## Supplied data
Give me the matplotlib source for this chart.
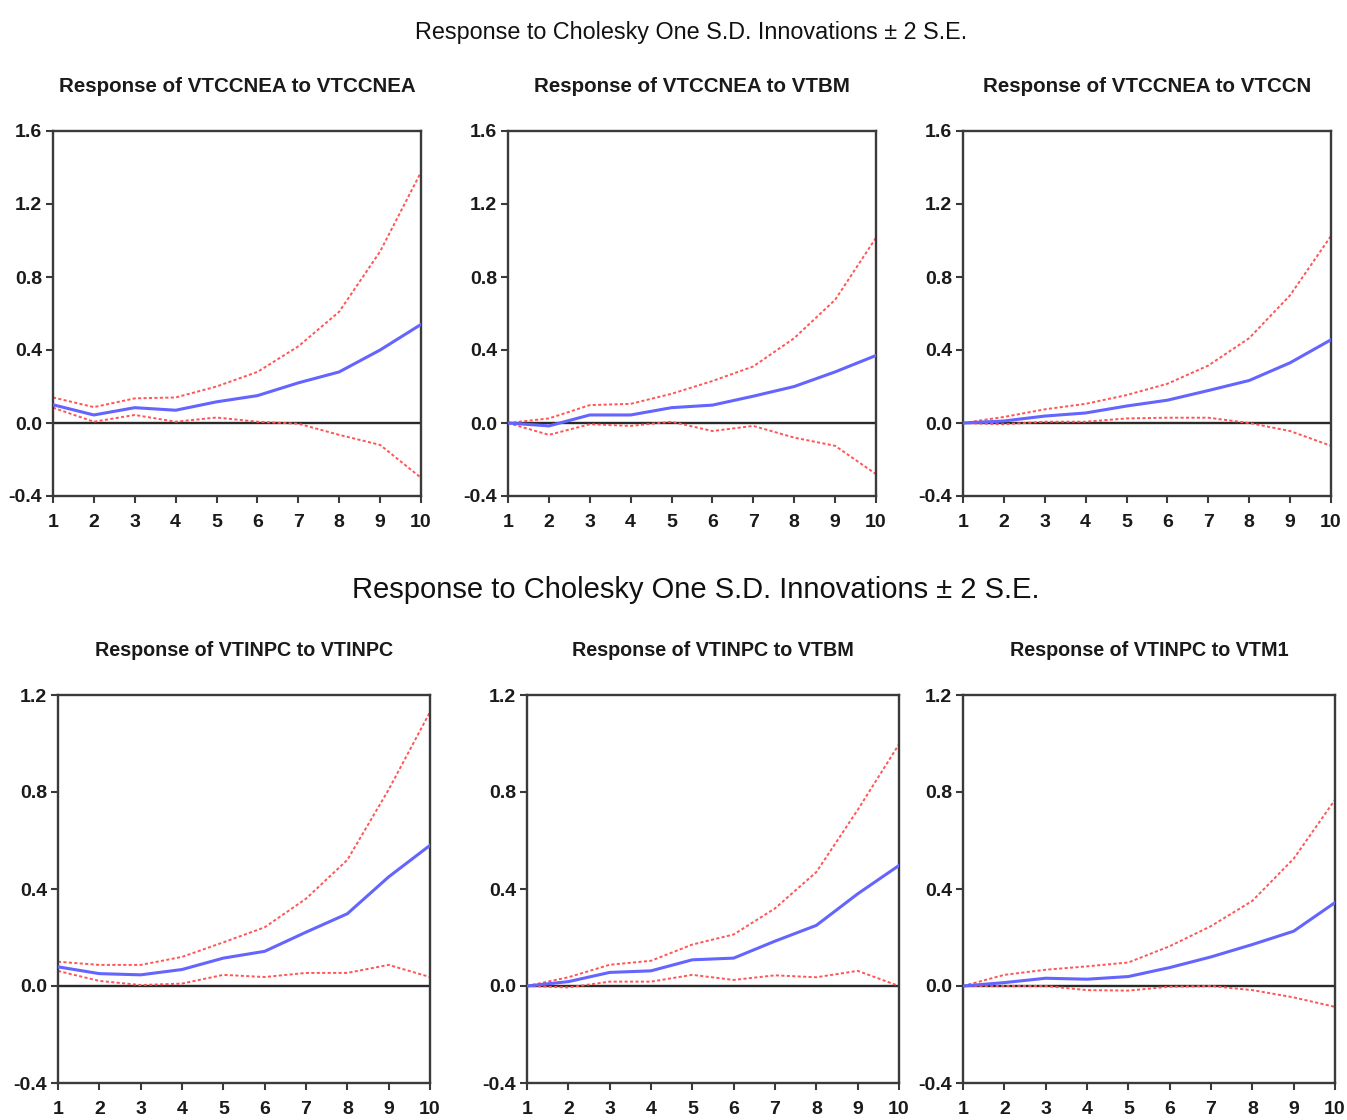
import matplotlib.pyplot as plt
from matplotlib import font_manager

steps = list(range(1, 11))

# Response of VTCCNEA (top block)
vtccnea_vtccnea = [0.10, 0.044, 0.084, 0.07, 0.116, 0.15, 0.22, 0.28, 0.40, 0.54]
vtccnea_vtccnea_hi = [0.14, 0.087, 0.135, 0.14, 0.20, 0.28, 0.42, 0.61, 0.94, 1.375]
vtccnea_vtccnea_lo = [0.084, 0.007, 0.044, 0.007, 0.03, 0.007, -0.004, -0.065, -0.12, -0.30]

vtccnea_vtbm = [0.0, -0.016, 0.044, 0.044, 0.084, 0.098, 0.147, 0.20, 0.28, 0.37]
vtccnea_vtbm_hi = [0.0, 0.025, 0.098, 0.105, 0.16, 0.23, 0.31, 0.465, 0.675, 1.015]
vtccnea_vtbm_lo = [0.0, -0.065, -0.007, -0.016, 0.007, -0.044, -0.016, -0.08, -0.125, -0.28]

vtccnea_vtccn = [0.0, 0.011, 0.038, 0.055, 0.093, 0.125, 0.178, 0.233, 0.33, 0.456]
vtccnea_vtccn_hi = [0.0, 0.033, 0.075, 0.105, 0.153, 0.215, 0.315, 0.465, 0.70, 1.025]
vtccnea_vtccn_lo = [0.0, -0.007, 0.007, 0.007, 0.025, 0.029, 0.029, 0.0, -0.044, -0.125]

# Response of VTINPC (bottom block)
vtinpc_vtinpc = [0.079, 0.051, 0.046, 0.068, 0.115, 0.143, 0.222, 0.298, 0.45, 0.58]
vtinpc_vtinpc_hi = [0.10, 0.087, 0.087, 0.12, 0.18, 0.242, 0.36, 0.52, 0.81, 1.13]
vtinpc_vtinpc_lo = [0.062, 0.021, 0.004, 0.01, 0.046, 0.037, 0.054, 0.054, 0.087, 0.037]

vtinpc_vtbm = [0.0, 0.018, 0.056, 0.0625, 0.108, 0.115, 0.185, 0.25, 0.38, 0.497]
vtinpc_vtbm_hi = [0.0, 0.036, 0.0875, 0.104, 0.171, 0.2125, 0.32, 0.47, 0.726, 0.997]
vtinpc_vtbm_lo = [0.0, -0.006, 0.018, 0.018, 0.046, 0.025, 0.044, 0.036, 0.0625, 0.0]

vtinpc_vtm1 = [0.0, 0.014, 0.032, 0.028, 0.039, 0.076, 0.12, 0.171, 0.226, 0.344]
vtinpc_vtm1_hi = [0.0, 0.046, 0.067, 0.081, 0.097, 0.164, 0.247, 0.351, 0.525, 0.768]
vtinpc_vtm1_lo = [0.0, 0.0, 0.0, -0.017, -0.019, -0.003, 0.0, -0.017, -0.047, -0.086]

top_titles = ["Response of VTCCNEA to VTCCNEA", "Response of VTCCNEA to VTBM",
              "Response of VTCCNEA to VTCCN"]
bottom_titles = ["Response of VTINPC to VTINPC", "Response of VTINPC to VTBM",
                 "Response of VTINPC to VTM1"]
top_yticks = [-0.4, 0.0, 0.4, 0.8, 1.2, 1.6]
bottom_yticks = [-0.4, 0.0, 0.4, 0.8, 1.2]
main_title = "Response to Cholesky One S.D. Innovations \u00b1 2 S.E."

installed = {f.name for f in font_manager.fontManager.ttflist}
narrow = [f for f in ["Liberation Sans Narrow", "DejaVu Sans Condensed"] if f in installed]
narrow = narrow + ["Liberation Sans", "DejaVu Sans"]

W, H = 1347, 1120
fig = plt.figure(figsize=(W / 100, H / 100), dpi=100)


def panel(px_left, px_top, px_w, px_h, resp, hi, lo, title, yticks, title_size):
    ax = fig.add_axes([px_left / W, 1 - (px_top + px_h) / H, px_w / W, px_h / H])
    ax.axhline(0, color="#2a2a2a", lw=1.7, zorder=1)
    ax.plot(steps, hi, color="#ff5555", lw=1.4, ls=(0, (1.6, 1.2)), zorder=2)
    ax.plot(steps, lo, color="#ff5555", lw=1.4, ls=(0, (1.6, 1.2)), zorder=2)
    ax.plot(steps, resp, color="#6464ff", lw=2.2, zorder=3)
    ax.set_xlim(1, 10)
    ax.set_ylim(yticks[0], yticks[-1])
    ax.set_xticks(steps)
    ax.set_yticks(yticks)
    ax.set_yticklabels([f"{v:.1f}" for v in yticks])
    for s in ax.spines.values():
        s.set_color("#3a3a3a")
        s.set_linewidth(1.7)
    ax.tick_params(direction="out", length=5, width=1.5, color="#3a3a3a")
    ax.tick_params(axis="x", pad=8)
    ax.tick_params(axis="y", pad=3)
    for lab in ax.get_xticklabels() + ax.get_yticklabels():
        lab.set_family(narrow)
        lab.set_fontweight("bold")
        lab.set_fontsize(14)
        lab.set_color("#1a1a1a")
    fig.text((px_left + px_w / 2) / W, 1 - (px_top - 44) / H, title,
             ha="center", va="center", family=narrow, fontweight="bold",
             fontsize=title_size, color="#1a1a1a")
    return ax


top_data = [(vtccnea_vtccnea, vtccnea_vtccnea_hi, vtccnea_vtccnea_lo),
            (vtccnea_vtbm, vtccnea_vtbm_hi, vtccnea_vtbm_lo),
            (vtccnea_vtccn, vtccnea_vtccn_hi, vtccnea_vtccn_lo)]
bottom_data = [(vtinpc_vtinpc, vtinpc_vtinpc_hi, vtinpc_vtinpc_lo),
               (vtinpc_vtbm, vtinpc_vtbm_hi, vtinpc_vtbm_lo),
               (vtinpc_vtm1, vtinpc_vtm1_hi, vtinpc_vtm1_lo)]

for left, (r, h, l), t in zip([53, 508, 963], top_data, top_titles):
    panel(left, 131, 368, 365, r, h, l, t, top_yticks, 14.8)

for left, (r, h, l), t in zip([58, 527, 963], bottom_data, bottom_titles):
    panel(left, 695, 372, 388, r, h, l, t, bottom_yticks, 14.2)

fig.text(691 / W, 1 - 32 / H, main_title, ha="center", va="center",
         family=narrow, fontsize=16.8, color="#111111")
fig.text(696 / W, 1 - 590 / H, main_title, ha="center", va="center",
         family=["Liberation Sans", "DejaVu Sans"], fontsize=21, color="#111111")

fig.savefig("out.png", dpi=100, facecolor="white")
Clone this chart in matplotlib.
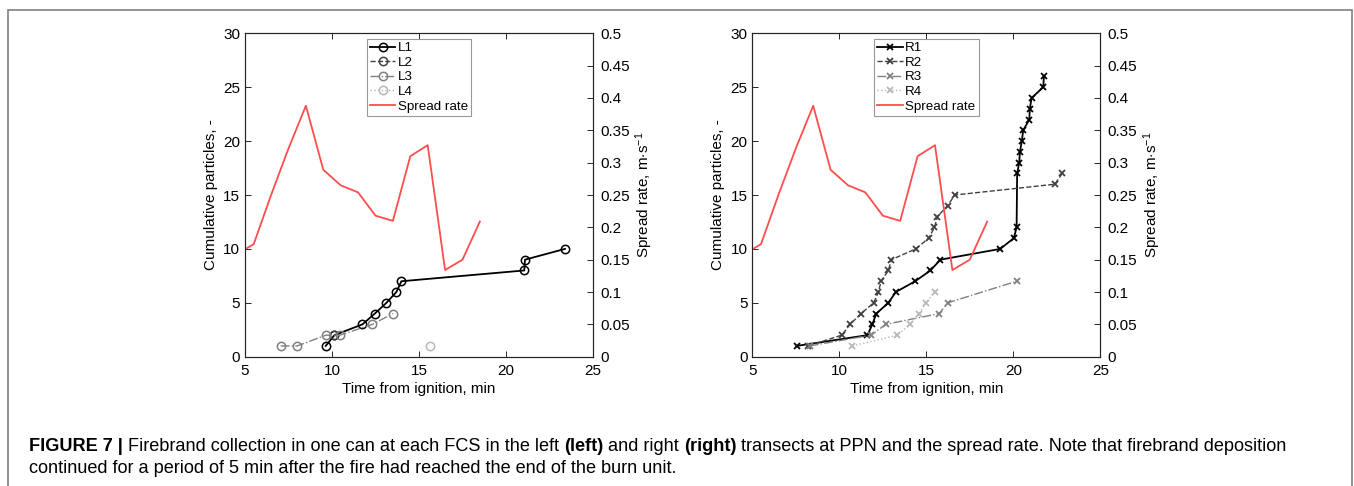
import matplotlib
matplotlib.use("Agg")
import matplotlib.pyplot as plt
from matplotlib.ticker import FuncFormatter
from matplotlib.patches import Rectangle

plt.rcParams['font.family'] = ['Liberation Sans', 'DejaVu Sans']
plt.rcParams['mathtext.fontset'] = 'custom'
plt.rcParams['mathtext.rm'] = 'Liberation Sans'
plt.rcParams['mathtext.it'] = 'Liberation Sans:italic'

# ---- data ----
rate_t = [5.0, 5.5, 6.5, 7.5, 8.5, 9.5, 10.5, 11.5, 12.5, 13.5, 14.5, 15.5, 16.5, 17.5, 18.5]
rate_v = [0.166, 0.174, 0.250, 0.322, 0.388, 0.289, 0.265, 0.254, 0.218, 0.210, 0.310, 0.327, 0.134, 0.150, 0.209]

L1_t = [9.64, 10.14, 11.75, 12.46, 13.13, 13.70, 13.99, 21.05, 21.09, 23.39]
L1_n = [1, 2, 3, 4, 5, 6, 7, 8, 9, 10]
L2_t = [10.14]
L2_n = [2]
L3_t = [7.05, 8.00, 9.66, 10.46, 12.32, 13.50]
L3_n = [1, 1, 2, 2, 3, 4]
L4_t = [15.66]
L4_n = [1]

R1_t = [7.55, 11.62, 11.90, 12.13, 12.82, 13.25, 14.36, 15.24, 15.81, 19.25, 20.03, 20.19,
        20.22, 20.34, 20.38, 20.49, 20.57, 20.92, 20.95, 21.05, 21.72, 21.76]
R1_n = [1, 2, 3, 4, 5, 6, 7, 8, 9, 10, 11, 12, 17, 18, 19, 20, 21, 22, 23, 24, 25, 26]
R2_t = [8.22, 10.14, 10.62, 11.25, 11.98, 12.25, 12.40, 12.82, 12.99, 14.40, 15.14, 15.47,
        15.64, 16.22, 16.64, 22.39, 22.81]
R2_n = [1, 2, 3, 4, 5, 6, 7, 8, 9, 10, 11, 12, 13, 14, 15, 16, 17]
R3_t = [8.30, 11.83, 12.67, 15.74, 16.24, 20.19]
R3_n = [1, 2, 3, 4, 5, 7]
R4_t = [10.75, 13.34, 14.07, 14.60, 14.97, 15.49]
R4_n = [1, 2, 3, 4, 5, 6]

x_ticks = [5, 10, 15, 20, 25]
y_ticks = [0, 5, 10, 15, 20, 25, 30]
r_ticks = [0, 0.05, 0.1, 0.15, 0.2, 0.25, 0.3, 0.35, 0.4, 0.45, 0.5]

W, H = 1354, 486
fig = plt.figure(figsize=(W / 100, H / 100), dpi=100)

AX_C = '#262626'
RED = '#ff4d4d'
FS = 11

def make_panel(left_px, series, marker, ms, mew):
    ax = fig.add_axes([left_px / W, 1 - 356.7 / H, 348 / W, 323.4 / H])
    ax2 = ax.twinx()
    handles = []
    for (t, n, col, ls, lw, lab) in series:
        h, = ax.plot(t, n, color=col, linestyle=ls, lw=lw, marker=marker, ms=ms,
                     mew=mew, mfc='none', mec=col, label=lab)
        handles.append(h)
    hr, = ax2.plot(rate_t, rate_v, color=RED, lw=1.3, label='Spread rate')
    handles.append(hr)
    ax.set_xlim(5, 25)
    ax.set_ylim(0, 30)
    ax2.set_ylim(0, 0.5)
    ax.set_xticks(x_ticks)
    ax.set_yticks(y_ticks)
    ax2.set_yticks(r_ticks)
    ax2.yaxis.set_major_formatter(FuncFormatter(lambda v, p: '%g' % v))
    for a in (ax, ax2):
        for s in a.spines.values():
            s.set_color(AX_C)
            s.set_linewidth(0.8)
    ax.tick_params(direction='in', length=4, width=0.7, colors=AX_C, labelsize=FS,
                   top=True, right=False, labelcolor='black')
    ax.tick_params(axis='x', pad=5)
    ax2.tick_params(direction='in', length=4, width=0.7, colors=AX_C, labelsize=FS,
                    labelcolor='black', pad=5)
    ax.set_xlabel('Time from ignition, min', fontsize=FS, labelpad=3)
    ax.set_ylabel('Cumulative particles, -', fontsize=FS, labelpad=4)
    ax2.set_ylabel('Spread rate, m$\\cdot$s$^{-1}$', fontsize=FS, labelpad=3)
    leg = ax2.legend(handles=handles, loc='upper center', bbox_to_anchor=(0.5, 1.0),
                     fontsize=9.6, frameon=True, fancybox=False, framealpha=1,
                     edgecolor='#999999', borderpad=0.25, labelspacing=0.17,
                     handlelength=1.9, handletextpad=0.2, borderaxespad=0.4)
    leg.get_frame().set_linewidth(0.8)
    return ax, ax2

left_series = [
    (L1_t, L1_n, 'black', '-', 1.3, 'L1'),
    (L2_t, L2_n, '#404040', '--', 1.0, 'L2'),
    (L3_t, L3_n, '#808080', '-.', 1.0, 'L3'),
    (L4_t, L4_n, '#b8b8b8', ':', 1.0, 'L4'),
]
right_series = [
    (R1_t, R1_n, 'black', '-', 1.3, 'R1'),
    (R2_t, R2_n, '#404040', '--', 1.0, 'R2'),
    (R3_t, R3_n, '#808080', '-.', 1.0, 'R3'),
    (R4_t, R4_n, '#b8b8b8', ':', 1.0, 'R4'),
]
make_panel(245, left_series, 'o', 6, 1.1)
make_panel(752.3, right_series, 'x', 5, 1.3)

# figure border
fig.patches.append(Rectangle((8 / W, -0.2), (1351.5 - 8) / W, 1.2 - 10 / H,
                             transform=fig.transFigure, fill=False,
                             edgecolor='#808080', lw=1.2))

# caption with mixed bold / normal segments
fig.canvas.draw()
renderer = fig.canvas.get_renderer()
CFS = 13.1

def place_line(segments, x_px, y_px):
    x = x_px
    for txt, bold in segments:
        t = fig.text(x / W, 1 - y_px / H, txt, fontsize=CFS,
                     fontweight='bold' if bold else 'normal', va='baseline', ha='left')
        bb = t.get_window_extent(renderer=renderer)
        x += bb.width

place_line([('FIGURE 7 | ', True),
            ('Firebrand collection in one can at each FCS in the left ', False),
            ('(left)', True),
            (' and right ', False),
            ('(right)', True),
            (' transects at PPN and the spread rate. Note that firebrand deposition', False)],
           29, 451)
place_line([('continued for a period of 5 min after the fire had reached the end of the burn unit.', False)],
           29, 473)

fig.savefig('out.png', dpi=100)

## Short task
Begin with the first line of the records and repeat every line up to the one with "-0.065, -0.12, -0.30]", counting that line too. Pictures are not part of the copy.

## Result of the exercise
Give me the matplotlib source for this chart.
import matplotlib.pyplot as plt
from matplotlib import font_manager

steps = list(range(1, 11))

# Response of VTCCNEA (top block)
vtccnea_vtccnea = [0.10, 0.044, 0.084, 0.07, 0.116, 0.15, 0.22, 0.28, 0.40, 0.54]
vtccnea_vtccnea_hi = [0.14, 0.087, 0.135, 0.14, 0.20, 0.28, 0.42, 0.61, 0.94, 1.375]
vtccnea_vtccnea_lo = [0.084, 0.007, 0.044, 0.007, 0.03, 0.007, -0.004, -0.065, -0.12, -0.30]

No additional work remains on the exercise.